Tahun 570 M, abrahah al-Asyram, seorang raja dari Yaman berusaha menghancurkan Ka’bah.
Awalnya Abrahah membangun gereja yang sangat besar di Shan’a, Yaman. Gereja itu memiliki sebuah bangunan dan pelataran yang sangat tinggi. Saking tingginya bangunan itu, setiap orang yang melihatnya harus mendongakkan kepala sedemikian rupa sehingga peci yang dikenakannya terancam lepas dari kepala. Semua sisi bangunan itu pun dihias.
Abrahah bertekad untuk memindahkan haji bangsa Arab ke gereja tersebut sebagaimana mereka selama ini berhaji ke Ka’bah di makkah. Kaum Quraisy benar-benar murka karenanya, sehingga sebagian dari mereka ada yang mendatangi gereja itu dan memasukinya pada malam hari kemudian menghancurkan isi di dalamnya. Tentu saja ini membuat Abrahah berang. Abrahah pun bersumpah akan pergi ke baitullah di Makkah dan menghancurkannya berkeping-keping.
Abrahah pun menyiapkan diri dan pergi dengan membawa pasukan yang cukup banyak dan disertai oleh seekor gajah yang sangat besar, belum ada seekor gajah pun sebelumnya yang terlihat seperti itu. Nama gajah itu adalah Mahmud. Ada juga pendapat yang menyebutkan, bersama Abrahah terdapat delapan gajah. Ada juga yang menyatakan dua belas gajah. Wallahu a’lam.
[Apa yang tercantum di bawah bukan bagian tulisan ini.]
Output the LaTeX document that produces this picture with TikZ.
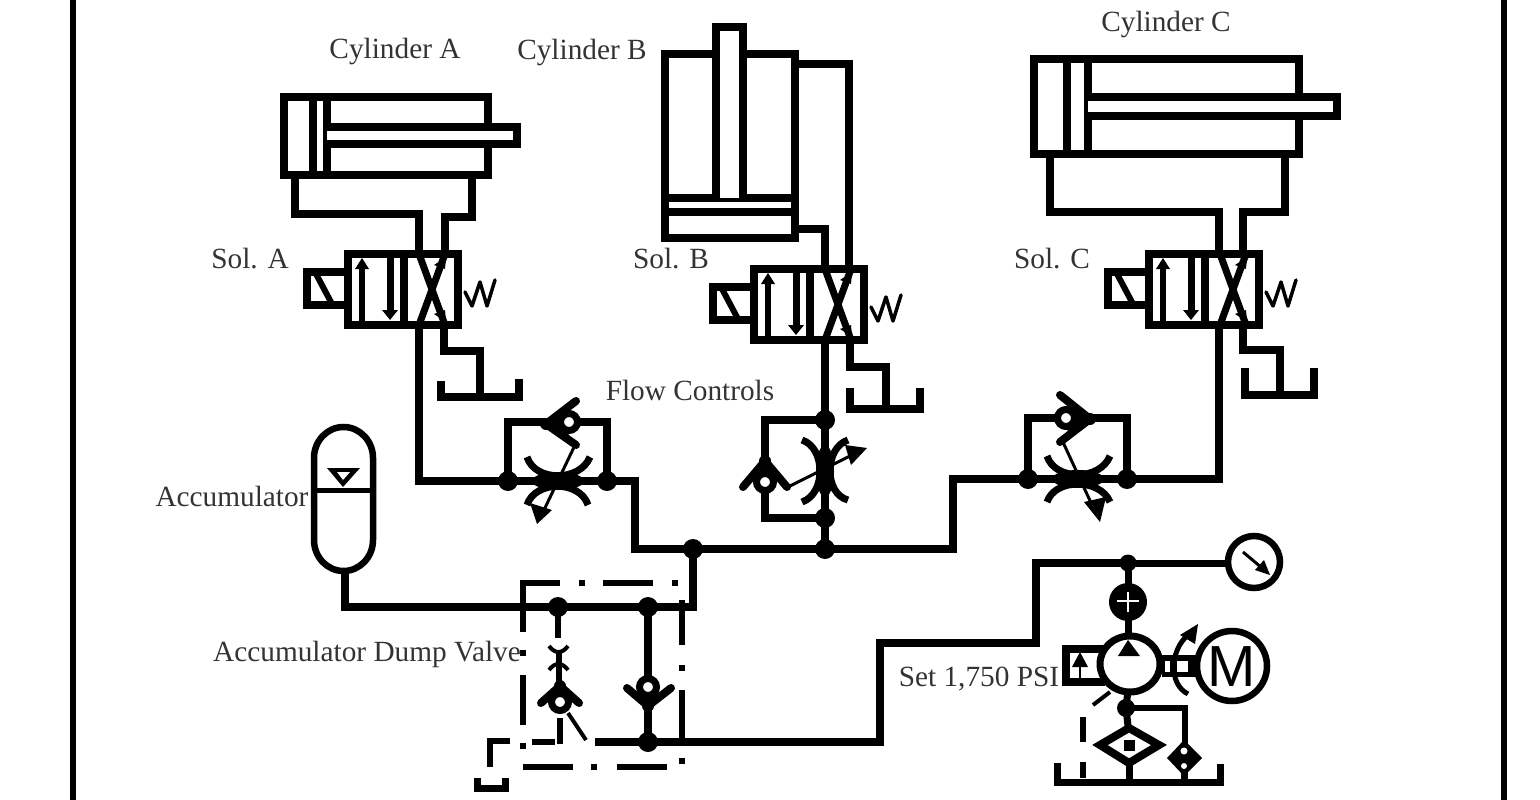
\documentclass[tikz,border=0pt]{standalone}
\usepackage{fontspec}
\setmainfont{Liberation Serif}
\newfontfamily\motorfont{Liberation Sans}
\usetikzlibrary{arrows.meta,calc}
\definecolor{lblgrey}{HTML}{333333}
\tikzset{
  pipe/.style={line width=8pt,line cap=butt,line join=miter},
  hull/.style={line width=8pt,line join=miter},
  pilot/.style={line width=5.5pt},
  lbl/.style={text=lblgrey,font=\fontsize{29.3}{29.3}\selectfont,inner sep=0pt,anchor=center},
  smalldot/.style={fill=black,inner sep=0pt,minimum size=6pt},
}
\newcommand{\dcv}[1]{%
\begin{scope}[shift={#1}]
  \draw[hull,fill=white] (-41,18) rectangle (0,51);
  \draw[line width=6pt] (-33,18) -- (-16,50);
  \draw[hull,fill=white] (0,0) rectangle (110,71);
  \draw[line width=5.5pt] (14,8) -- (14,68);
  \fill (7,15) -- (14,4) -- (21,15) -- cycle;
  \draw[line width=7pt] (42,3) -- (42,60);
  \fill (34,56) -- (42,66) -- (50,56) -- cycle;
  \draw[line width=8pt] (56,3) -- (56,68);
  \draw[line width=7pt] (71,0) -- (97,71);
  \draw[line width=7pt] (97,0) -- (71,71);
  \fill (86,11) -- (98,3) -- (97,15) -- cycle;
  \fill (86,60) -- (98,68) -- (97,56) -- cycle;
  \draw[line width=3.5pt,line join=round,line cap=round] (117,38) -- (124,52) -- (132,28) -- (139,52) -- (147,26);
\end{scope}}
\newcommand{\chkv}[4]{% ball, apex, leg1, leg2
  \fill #2 -- ($#2!0.75!#3$) -- ($#2!0.75!#4$) -- cycle;
  \draw[line width=8pt,line join=miter,line cap=round] #3 -- #2 -- #4;
  \draw[line width=7pt,fill=white] #1 circle (8.5);
  \fill #2 circle (6);}
\newcommand{\jdot}[1]{\fill (#1) circle (10);}
\begin{document}
\begin{tikzpicture}[x=1pt,y=-1pt]
\useasboundingbox (0,0) rectangle (1540,800);
\fill[white] (0,0) rectangle (1540,800);
% frame
\coordinate (fl1) at (73,0); \coordinate (fl2) at (73,800);
\coordinate (fr1) at (1504,0); \coordinate (fr2) at (1504,800);
\draw[line width=6pt] (fl1) -- (fl2);
\draw[line width=6pt] (fr1) -- (fr2);
% named points
\coordinate (vAp) at (419,328); \coordinate (vBp) at (825,343); \coordinate (vCp) at (1219,328);
\coordinate (jA1) at (508,481);
\coordinate (jA2) at (607,481);
\coordinate (jC1) at (1028,479);
\coordinate (jC2) at (1127,479);
\coordinate (jB1) at (825,420);
\coordinate (jB2) at (825,518);
\coordinate (jB3) at (825,549);
\coordinate (jM) at (693,549);
\coordinate (jD1) at (558,607);
\coordinate (jD2) at (648,607);
\coordinate (jD3) at (648,742);
\coordinate (jP) at (1128,563);
\coordinate (jS) at (1126,708);
% pipes
\draw[pipe] (vAp) |- (jA1) -- (jA2) -- (635,481) |- (jM) -- (jB3) -- (953,549) |- (jC1) -- (jC2) -| (vCp);
\draw[pipe] (vBp) -- (jB1) -- (jB2) -- (jB3);
\draw[pipe] (jA1) |- (569,422) -| (jA2);
\draw[pipe] (jC1) |- (1066,418) -| (jC2);
\draw[pipe] (jB1) -| (765,482) |- (jB2);
\draw[pipe] (jM) -- (693,607) -- (jD2) -- (jD1) -- (345,607) -- (345,570);
\draw[pipe] (jD3) -- (880,742) |- (1036,643) |- (jP);
\draw[line width=7pt] (jP) -- (1226,563);
\draw[line width=8pt] (jD2) -- (jD3);
\draw[line width=6.5pt] (jD1) -- (558,638);
\draw[pipe] (595,742) -- (jD3);
\jdot{jA1}\jdot{jA2}\jdot{jC1}\jdot{jC2}\jdot{jB1}\jdot{jB2}\jdot{jB3}\jdot{jM}\jdot{jD1}\jdot{jD2}\jdot{jD3}
\fill (jP) circle (8.5); \fill (jS) circle (9);
% flow control A
\draw[line width=7pt] (527,457) .. controls (535,482) and (580,482) .. (590,457);
\draw[line width=7pt] (527,505) .. controls (535,480) and (580,480) .. (588,505);
\fill (558,481) ellipse (26 and 9);
\draw[line width=3pt] (576,443) -- (544,510);
\fill (530,503) -- (552,510) -- (537,524) -- cycle;
\chkv{(569,422)}{(546,424)}{(576,401)}{(576,445)}
% flow control C
\draw[line width=7pt] (1047,456) .. controls (1055,481) and (1100,481) .. (1110,456);
\draw[line width=7pt] (1047,502) .. controls (1055,478) and (1100,478) .. (1110,502);
\fill (1078,479) ellipse (26 and 9);
\draw[line width=3pt] (1062,440) -- (1092,505);
\fill (1084,502) -- (1106,497) -- (1100,522) -- cycle;
\chkv{(1066,418)}{(1090,419)}{(1060,395)}{(1060,442)}
% flow control B
\draw[line width=7pt] (802,440) .. controls (826,448) and (826,494) .. (802,502);
\draw[line width=7pt] (848,440) .. controls (824,448) and (824,494) .. (848,500);
\fill (825,471) ellipse (9 and 26);
\draw[line width=3pt] (788,487) -- (850,456);
\fill (845,445) -- (867,448) -- (851,465) -- cycle;
\chkv{(765,482)}{(765,461)}{(743,487)}{(787,487)}
% cylinder A
\draw[hull] (284,97) rectangle (488,175);
\draw[hull] (313,97) -- (313,175);
\draw[hull] (327,97) -- (327,175);
\draw[line width=8pt,line join=miter,fill=white] (327,127) -- (517,127) -- (517,144) -- (327,144);
\draw[pipe] (295,175) |- (419,214) -- (419,254);
\draw[pipe] (472,175) |- (445,217) -- (445,254);
% cylinder B
\draw[hull] (665,54) rectangle (795,238);
\draw[hull] (665,198) -- (795,198);
\draw[hull] (665,212) -- (795,212);
\draw[line width=8pt,line join=miter,fill=white] (716,198) -- (716,27) -- (743,27) -- (743,198);
\draw[pipe] (795,64) -| (849,269);
\draw[pipe] (795,229) -| (825,269);
% cylinder C
\draw[hull] (1034,59) rectangle (1299,154);
\draw[hull] (1067,59) -- (1067,154);
\draw[hull] (1088,59) -- (1088,154);
\draw[line width=8pt,line join=miter,fill=white] (1088,97) -- (1337,97) -- (1337,116) -- (1088,116);
\draw[pipe] (1050,154) |- (1219,212) -- (1219,254);
\draw[pipe] (1285,154) |- (1243,212) -- (1243,254);
% valves
\dcv{(348,254)}
\dcv{(754,269)}
\dcv{(1149,254)}
% tanks
\draw[pipe] (444,325) |- (480,351) -- (480,397);
\draw[pipe] (441,381) |- (519,397) -- (519,379);
\draw[pipe] (850,340) |- (886,367) -- (886,409);
\draw[pipe] (850,388) |- (920,409) -- (920,388);
\draw[pipe] (1243,325) |- (1280,350) -- (1280,395);
\draw[pipe] (1245,368) |- (1314,395) -- (1314,368);
% accumulator
\draw[line width=6.5pt,fill=white] (314,458) arc (180:360:29.5 and 31) -- (373,540) arc (0:180:29.5 and 31) -- cycle;
\draw[line width=5pt] (314,490) -- (373,490);
\fill (327,468) -- (360,468) -- (343,487) -- cycle;
\fill[white] (337,472) -- (350,472) -- (343,480) -- cycle;
% dump valve dashes
\coordinate (dTL) at (523,583);
\draw[pilot] (523,632) -- (dTL) -- (560,583);
\draw[pilot] (603,583) -- (653,583);
\draw[pilot] (682,600) -- (682,645);
\draw[pilot] (682,690) -- (682,738);
\draw[pilot] (523,675) -- (523,725);
\draw[pilot] (523,767) -- (573,767);
\draw[pilot] (617,767) -- (667,767);
\draw[pilot] (532,742) -- (555,742);
\draw[pilot] (510,741) -- (490,741) -- (490,767);
\node[smalldot] (d1) at (582,583) {};
\node[smalldot] (d2) at (675,583) {};
\node[smalldot] (d3) at (682,668) {};
\node[smalldot] (d4) at (682,761) {};
\node[smalldot] (d5) at (594,767) {};
\node[smalldot] (d6) at (523,653) {};
\node[smalldot] (d7) at (523,746) {};
\draw[line width=7pt,line join=miter] (477,778) |- (505,788) -- (505,778);
% left branch of dump valve
\draw[line width=4pt] (549,646) .. controls (555,654) and (562,654) .. (568,646);
\draw[line width=4pt] (549,670) .. controls (555,662) and (562,662) .. (568,670);
\draw[line width=5.5pt] (559,650) -- (559,685);
\draw[line width=5.5pt] (560,718) -- (560,744);
\chkv{(560,702)}{(560,686)}{(541,703)}{(579,703)}
\draw[line width=4pt] (568,713) -- (586,740);
% right check
\chkv{(648,687)}{(648,706)}{(627,688)}{(671,688)}
% gauge
\draw[line width=6.5pt,fill=white] (1254,562) circle (26);
\draw[line width=3pt] (1243,552) -- (1262,568);
\fill (1255,570) -- (1270,575) -- (1264,560) -- cycle;
% pump group
\draw[line width=7pt] (jP) -- (1128,640);
\fill (1128,602) circle (19);
\draw[white,line width=2.5pt] (1117,601) -- (1139,601);
\draw[white,line width=2.5pt] (1128,592) -- (1128,612);
\fill (1162,655) rectangle (1200,677);
\fill[white] (1177,661) rectangle (1188,672);
\fill[white] (1165,661) rectangle (1170,672);
\draw[line width=8pt,line join=miter,fill=white] (1105,649) -- (1066,649) -- (1066,682) -- (1105,682);
\draw[line width=2pt] (1080,660) -- (1080,680);
\fill (1072,667) -- (1080,652) -- (1088,667) -- cycle;
\draw[line width=7pt,fill=white] (1130,664) ellipse (30 and 28);
\fill (1118,656) -- (1128,640) -- (1140,656) -- cycle;
\draw[line width=4pt] (1093,705) -- (1110,692);
\draw[line width=5pt] (1188,694) .. controls (1168,684) and (1170,650) .. (1188,635);
\fill (1180,635) -- (1198,624) -- (1195,644) -- cycle;
\draw[line width=6.5pt,fill=white] (1232,666) circle (35);
\node[font=\motorfont\fontsize{58}{58}\selectfont,inner sep=0pt] (mot) at (1232,667) {M};
\draw[line width=7pt] (1128,690) -- (jS) -- (1128,726);
\draw[line width=6.5pt,line join=miter] (jS) -| (1185,745);
\draw[pilot] (1083,717) -- (1083,742);
\draw[pilot] (1083,762) -- (1083,778);
\draw[line width=7pt] (1129,762) -- (1129,781);
\draw[line width=7pt] (1184,770) -- (1184,781);
\draw[line width=8pt,line join=miter,fill=white] (1129,728) -- (1159,745) -- (1129,763) -- (1100,745) -- cycle;
\fill (1124,740) rectangle (1135,751);
\fill (1184,740) -- (1202,758) -- (1184,776) -- (1167,758) -- cycle;
\fill[white] (1184,751) circle (3.5);
\fill[white] (1184,766) circle (3);
\draw[line width=7pt,line join=miter] (1057,763) |- (1220,782) -- (1220,764);
% labels
\node[lbl] (tCA) at (395,51) {Cylinder A};
\node[lbl] (tCB) at (582,52) {Cylinder B};
\node[lbl] (tCC) at (1166,24) {Cylinder C};
\node[lbl] (tSA) at (250,259) {Sol. A};
\node[lbl] (tSB) at (671,259) {Sol. B};
\node[lbl] (tSC) at (1052,259) {Sol. C};
\node[lbl] (tFC) at (690,390) {Flow Controls};
\node[lbl] (tAc) at (232,496) {Accumulator};
\node[lbl] (tDV) at (367,654) {Accumulator Dump Valve};
\node[lbl] (tSet) at (979,679) {Set 1,750 PSI};
\end{tikzpicture}
\end{document}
Maka setelah merasa gajahnya telah siap dan pasukannya telah siaga, Abrahah dan pasukannya pun menuju Makkah. Tetapi tiba-tiba, gajah yang begitu dibanggakan oleh Abrahah duduk berderum dan tak mau bangkit. Pasukan Abrahah memukul-mukul gajah agar verdiri, mereka bahkan memukul kepala gajah itu dengan kapak, tetapi gajah itu enggan berdiri. Kemudian mereka memasukkan tongkat mereka yang berujung lengkung ke belalainya, lalu menariknya supaya ia mau berdiri, tetapi gajah itu tetap menolak. Saat mereka mengarahkannya kembali ke Yaman, maka gajah itu berdiri dan berjalan cepat. Saat mereka mengarahkannya ke Syam, maka ia melakukan hal yang sama. Lalu mereka mengarahkannya ke timur, maka ia melakukan hal yang sama, yakni berjalan cepat. Kemudian mereka mengarahkannya ke Makkah, maka gajah itu pun kembali duduk menderum.
Lalu, Allah Subhanahu wa Ta’ala mengirimkan kepada mereka burung dari lautan yang mirip dengan burung alap-alap. Pada masing-masing burung membawa tiga batu: satu batu di paruhnya dan dua batu lainnya di kedua kakinya, batu sebesar biji kedelai dan biji adas, yang tidak seorang pun dari mereka yang terkena batu tersebut melainkan akan binasa. Enam puluh ribu prajurit tidak kembali ke negerinya, bahkan prajurit yang kembali dalam keadaan sakit yang akhirnya mati.